Let us once more feel the full power of Paul’s first assertion as well as his last.  You were not going to inherit.  Nobody comes to faith with inheritance in hand.  Every one of us came here from the place of being utterly disowned – a godless people; a people with no god.  None of us has any cause to be proud.  We can’t point to pedigree.  We can’t point to time served.  We can’t point to current state.  We have nothing to boast of but Christ.  The thing is, as we lose sight of this first fact, the latter fact loses its power to move us.  “You were not going to inherit.  But, God!  God justified you.  He sanctified You for Himself.  He got you washing up, working with Him on this whole sanctification business.”  You didn’t even care until He came along.  You were a filthy mess and you reveled in it.  Only now do you see what you were.  Only now can you be what you are.  Oh!  The joy that comes of finding oneself picked up, cleaned up, and set on this new course!

Those we once traveled with don’t understand.  They see our new condition and think all the fun’s gone out of us.  Peter points this out, doesn’t he?  “They are surprised that you do not run with them into the same excess of dissipation, and they malign you” (1Pe 4:4).  We, in turn, forget that we were like that, and may slip into maligning them.  We have no cause to expect the fallen to act in any other way but as fallen beings.  Even where they manage to do good, yet they cannot be construed as godly.  Even if their works put our own to shame, it is no cause to exalt them, but only to up our own game.
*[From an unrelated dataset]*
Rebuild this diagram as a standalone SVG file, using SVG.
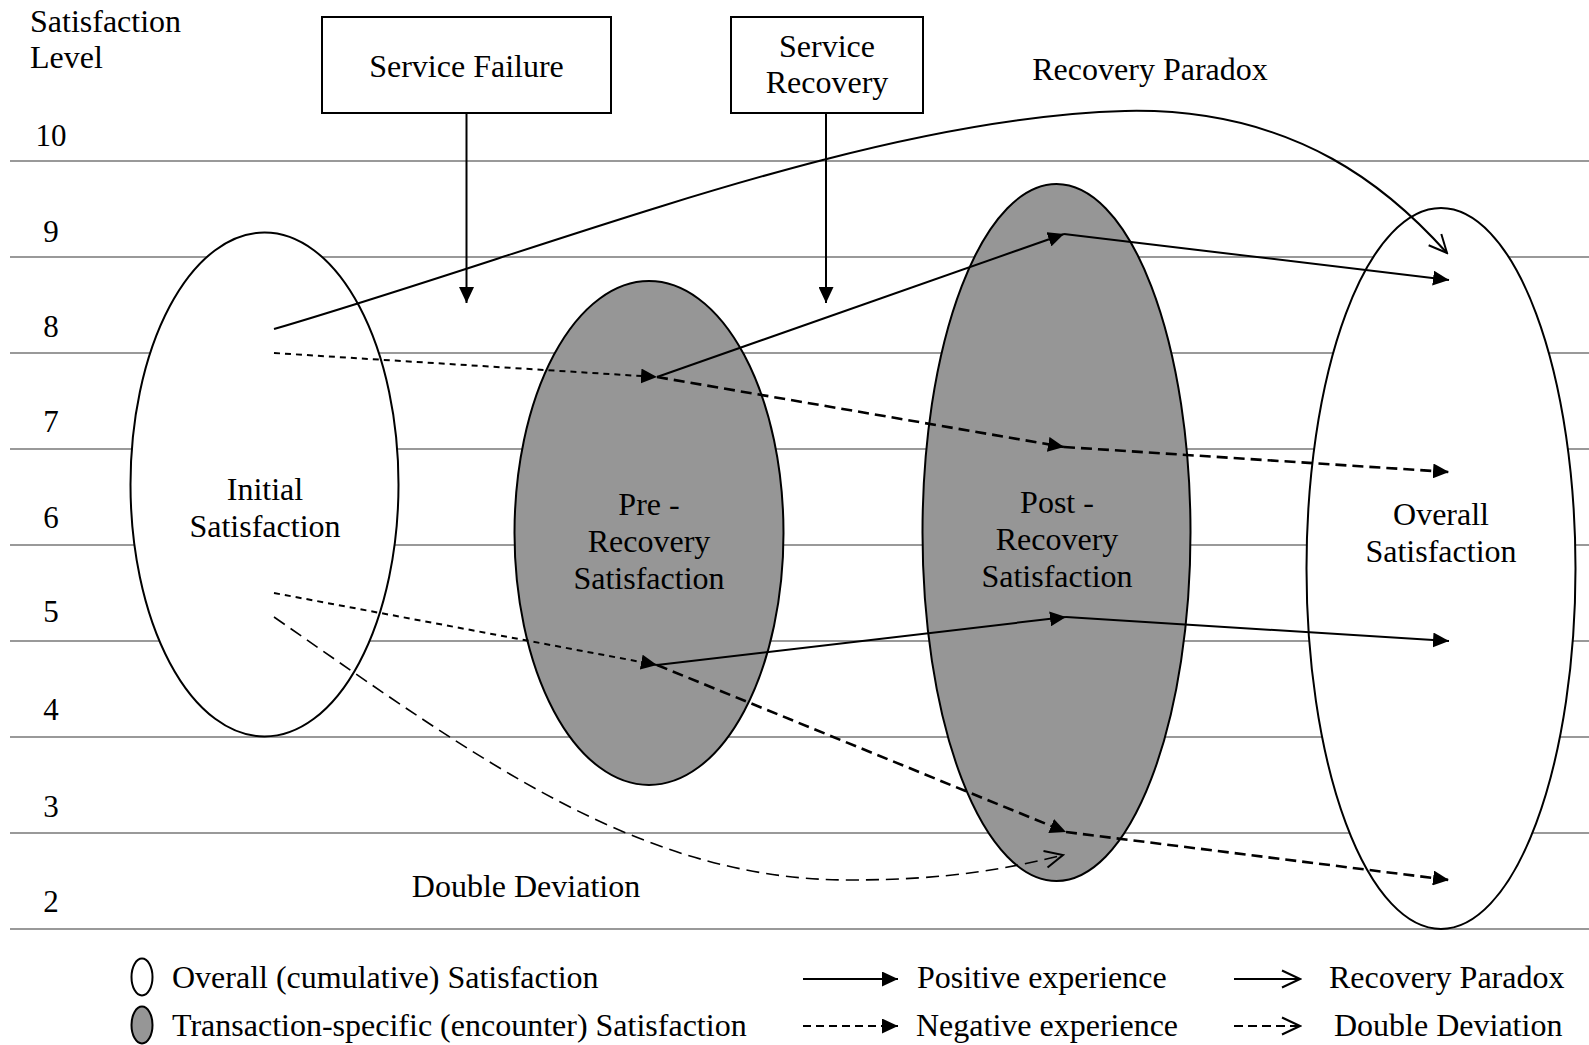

You were this.  You are no longer.  God has made this the truth of your condition.  Now is the time for you to step up your effort.  It is not the time to try and earn what is already yours.  That’s not the point, and if we make it the point, we only pollute our efforts by doing so.  No.  As I have been preparing for this morning’s class, this is but a reflection of the duty of assurance.  We have every cause to be assured of our salvation.  Yet, we all know times when our assurance is shaky.  We look at what we’ve done – again – and we wonder if it can really be that God forgives us, that God loves us.  We need assurances.  But, our assurances aren’t going to come in some spiritual hug.  They aren’t going to be mere feelings, although our feelings will surely be involved.  This process of sanctification, the part we have in our own washing, comes as a means of assurance.  We are granted to see the contrast between past and present.  We may see our failures, but we are unable to deny His successes.  We see by our taking upon ourselves the duties of maintaining our assurance that we have every cause for assurance; not because we are working, but because He has worked.

Lord, I pray that I would never lose sight of this.  I am what I am because You are who You are.  You have loved me, and that is all my claim.  You have saved me, and that is all my assurance.  And, what assurance it is!  What more could I ask of You?  What more do I need?  You have provided all, and I am, it seems, a singularly ungrateful recipient most of the time.  Yet, I am grateful.  Where would I be, if You had not saved me?  I know the answer pretty well, at least in part.  I know the paths I was walking before You got hold of me.  They weren’t going anywhere good, that’s for sure.  And now?  Who am I, Lord, that You should have me in this office?  Who am I but Your servant?  Use me as You will.  Shape me as You must.  Grant that I might be the more mindful, moment to moment, that I do indeed bear the stamp of sanctification:  “Holy Unto the Lord.”  It is my reality.  Let it be my life.  This, I cannot do except You do it in me.  This, You will not do except I join You in the doing.  So be it.  Work within me, Lord, that I may be not only willing but able to the task before me.